И вот сегодня я стою перед вами, тот самый-ребенок, родившийся в нацистском Берлине и ставший судьей в Израиле - и говорю вам: "У нас есть своё, еврейское государство, в нашей стране самая сильная демократическая система на всем Ближнем Востоке,и в случае необходимости мы умеем защищаться, что не раз всем доказали".
За считанные часы до начала войны немец-профессор, у которого мама работала, сумел перевезти нас через Альпы в Италию. Там мы дождались отца, все вместе уехали в Израиль и поселились в Тель-Авиве. Каждое утро я умолял маму, чтобы она не сидела рядом со мной в автобусе, а то кто-нибудь из моих одноклассников услышит, что она говорит со мной по-немецки. Я знаю иврит с детства, но в Израиле мама, не освоила этот язык, и, с моей точки зрения, было совершенно чудовищно, что она не говорит на языке страны, где живёт!
Я начал историю моей жизни с конференции в венском "дворце Ротшильда", а закончу ее на берлинской улице Майнеке, 10, где когда то была контора моего отца и откуда тысячи евреев репатриировались в Израиль.
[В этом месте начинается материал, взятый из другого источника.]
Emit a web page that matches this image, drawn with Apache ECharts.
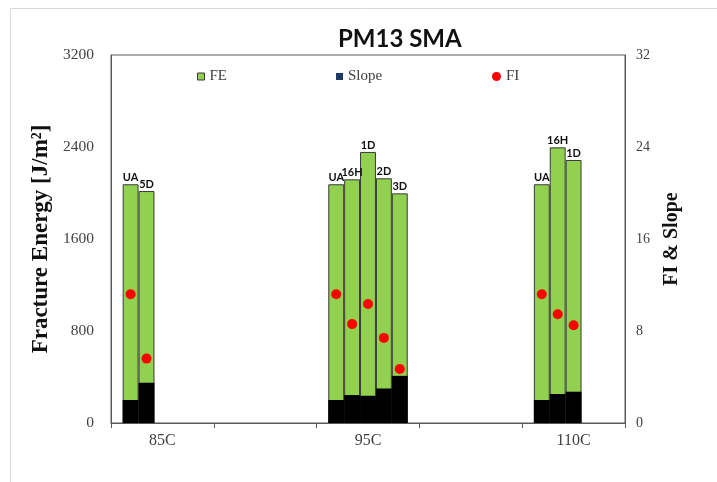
<!DOCTYPE html>
<html>
<head>
<meta charset="utf-8">
<script src="https://cdn.jsdelivr.net/npm/echarts@6/dist/echarts.min.js"></script>
<style>html,body{margin:0;padding:0;background:#fff;}#c{width:717px;height:482px;}</style>
</head>
<body>
<div id="c"></div>
<script>
// Categories (blank ones are spacer categories in the original chart)
const categories = ['85C', '', '95C', '', '110C'];

// 85C group
const labels85 = ['UA', '5D'];
const fe85 = [2076, 2017];
const slope85 = [2.0, 3.5];
const fi85 = [11.2, 5.6];

// 95C group
const labels95 = ['UA', '16H', '1D', '2D', '3D'];
const fe95 = [2076, 2119, 2357, 2128, 1997];
const slope95 = [2.0, 2.43, 2.37, 3.0, 4.1];
const fi95 = [11.2, 8.6, 10.35, 7.4, 4.7];

// 110C group
const labels110 = ['UA', '16H', '1D'];
const fe110 = [2076, 2397, 2287];
const slope110 = [2.0, 2.52, 2.72];
const fi110 = [11.2, 9.45, 8.5];

const leftTicks = [0, 800, 1600, 2400, 3200];
const rightTicks = [0, 8, 16, 24, 32];

const groups = [
  {labels: labels85, fe: fe85, slope: slope85, fi: fi85},
  {labels: [], fe: [], slope: [], fi: []},
  {labels: labels95, fe: fe95, slope: slope95, fi: fi95},
  {labels: [], fe: [], slope: [], fi: []},
  {labels: labels110, fe: fe110, slope: slope110, fi: fi110}
];
const nSlots = 5;

const serif = '"Liberation Serif", "DejaVu Serif", serif';
const sans = 'Lato, "Liberation Sans", sans-serif';
const GREEN = '#92D050';

const series = [];
const gap = '22.7%';
for (let s = 0; s < nSlots; s++) {
  series.push({
    name: 'FE', type: 'bar', xAxisIndex: 0, yAxisIndex: 0,
    barGap: 0, barCategoryGap: gap,
    itemStyle: {color: GREEN, borderColor: '#3a3a3a', borderWidth: 1},
    label: {
      show: true, position: 'top', distance: 1,
      fontFamily: sans, fontWeight: 'bold', fontSize: 11, color: '#111',
      formatter: p => groups[p.dataIndex].labels[s] || ''
    },
    data: groups.map(g => g.fe[s] === undefined ? null : g.fe[s])
  });
}
for (let s = 0; s < nSlots; s++) {
  series.push({
    name: 'Slope', type: 'bar', xAxisIndex: 1, yAxisIndex: 1,
    barGap: 0, barCategoryGap: gap,
    itemStyle: {color: '#000'},
    data: groups.map(g => g.slope[s] === undefined ? null : g.slope[s])
  });
}
for (let s = 0; s < nSlots; s++) {
  series.push({
    name: 'FI', type: 'pictorialBar', xAxisIndex: 1, yAxisIndex: 1,
    barGap: 0, barCategoryGap: gap,
    symbol: 'circle', symbolSize: [10, 10], symbolPosition: 'end',
    symbolOffset: [0, '-50%'],
    itemStyle: {color: '#FF0000'},
    z: 5,
    data: groups.map(g => g.fi[s] === undefined ? null : g.fi[s])
  });
}

const legendText = {fontFamily: serif, fontSize: 15, color: '#404040'};
const option = {
  animation: false,
  backgroundColor: '#fff',
  title: {
    text: 'PM13 SMA', left: 333, top: 22,
    textStyle: {fontFamily: sans, fontWeight: 'bold', fontSize: 24, color: '#111'}
  },
  legend: [
    {data: [{name: 'FE', icon: 'rect', itemStyle: {color: GREEN, borderColor: '#3a3a3a', borderWidth: 1}}],
     left: 192, top: 64, itemWidth: 7, itemHeight: 7, itemGap: 4, textStyle: legendText, selectedMode: false},
    {data: [{name: 'Slope', icon: 'rect', itemStyle: {color: '#1F3864'}}],
     left: 331, top: 64, itemWidth: 7, itemHeight: 7, textStyle: legendText, selectedMode: false},
    {data: [{name: 'FI', icon: 'circle', itemStyle: {color: '#FF0000'}}],
     left: 487, top: 64, itemWidth: 9, itemHeight: 9, textStyle: legendText, selectedMode: false}
  ],
  grid: {left: 111, right: 92, top: 55, bottom: 59, show: true, borderColor: '#595959', borderWidth: 1},
  xAxis: [
    {
      type: 'category', data: categories,
      axisLine: {lineStyle: {color: '#595959'}},
      axisTick: {show: true, interval: 0, length: 5, lineStyle: {color: '#595959'}},
      axisLabel: {interval: 0, margin: 10, fontFamily: serif, fontSize: 16, color: '#404040'}
    },
    {
      type: 'category', data: categories, show: false
    }
  ],
  yAxis: [
    {
      type: 'value', min: leftTicks[0], max: leftTicks[leftTicks.length - 1], interval: leftTicks[1] - leftTicks[0],
      name: 'Fracture Energy [J/m²]', nameLocation: 'middle', nameGap: 49,
      nameTextStyle: {fontFamily: serif, fontWeight: 'bold', fontSize: 23, color: '#111'},
      axisLine: {show: true, lineStyle: {color: '#595959'}},
      axisTick: {show: false},
      splitLine: {show: false},
      axisLabel: {margin: 17, fontFamily: serif, fontSize: 15.5, color: '#404040', formatter: v => String(v)}
    },
    {
      type: 'value', min: rightTicks[0], max: rightTicks[rightTicks.length - 1], interval: rightTicks[1] - rightTicks[0],
      position: 'right',
      name: 'FI & Slope', nameLocation: 'middle', nameGap: 37,
      nameTextStyle: {fontFamily: serif, fontWeight: 'bold', fontSize: 20, color: '#111'},
      axisLine: {show: true, lineStyle: {color: '#595959'}},
      axisTick: {show: false},
      splitLine: {show: false},
      axisLabel: {margin: 11, fontFamily: serif, fontSize: 14, color: '#404040', formatter: v => String(v)}
    }
  ],
  graphic: [{
    type: 'rect', left: 8, top: 6, silent: true, z: -10,
    shape: {width: 760, height: 520},
    style: {fill: null, stroke: '#d9d9d9', lineWidth: 1}
  }],
  series: series
};

const chart = echarts.init(document.getElementById('c'), null, {renderer: 'canvas'});
chart.setOption(option);
</script>
</body>
</html>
Круг замкнулся полностью четыре месяца назад, когда немецкий Госконтролер, профессор Дитер Ангелес пригласил меня выступить в Бундестаге. Я поставил условием, что буду говорить на иврите. Мои немецкие коллеги удивились этой странной просьбе, но согласились. И посол Израиля предоставил в мое распоряжение великолепного переводчика. Я слышал, что он великолепен, потому что немецкий – и мой родной язык.
Я поднялся на трибуну немецкого парламента,обвёл взглядом депутатов, сидевших в
зале, и сказал на иврите:
"Дамы и господа, спасибо, что пригласили меня вернуться в город, где я родился. Вся семья моей матери погибла в Освенциме. Сегодня Германия – дружественная нам страна, немало помогает Израилю, но еврейский народ никогда не забудет то, что вы с нами сделали. Маргарита Линденштраус не забыла этого до самой смерти, и я, ее сын, стою
здесь для того, чтобы об этом всем здесь напомнить. На иврите".
Вот и вся история о двух Михаилах. Оказывается, не они определяют, кто еврей (не плохой, не хороший, просто - еврей), а другие люди. Со стороны, говорят, виднее, да и видится большое издалека. И кто предначертал судьбу этому народу? Надо бы подумать...
И ещё маленький штрих. В 200 метрах от моей иерусалимской квартиры, окна в окна, находится oдин из домов престарелых. Там живёт...сестра Миши Жванецкого с мужем, в двухкомнатной квартирке, счастливая, не знающая иврита, как и мать госконтролёра Михи. Я был у них в гостях, свидетельствую. Когда братишка её наведался в Израиль на концерты, от встречи с сестрой уклонился... Бог ему судья.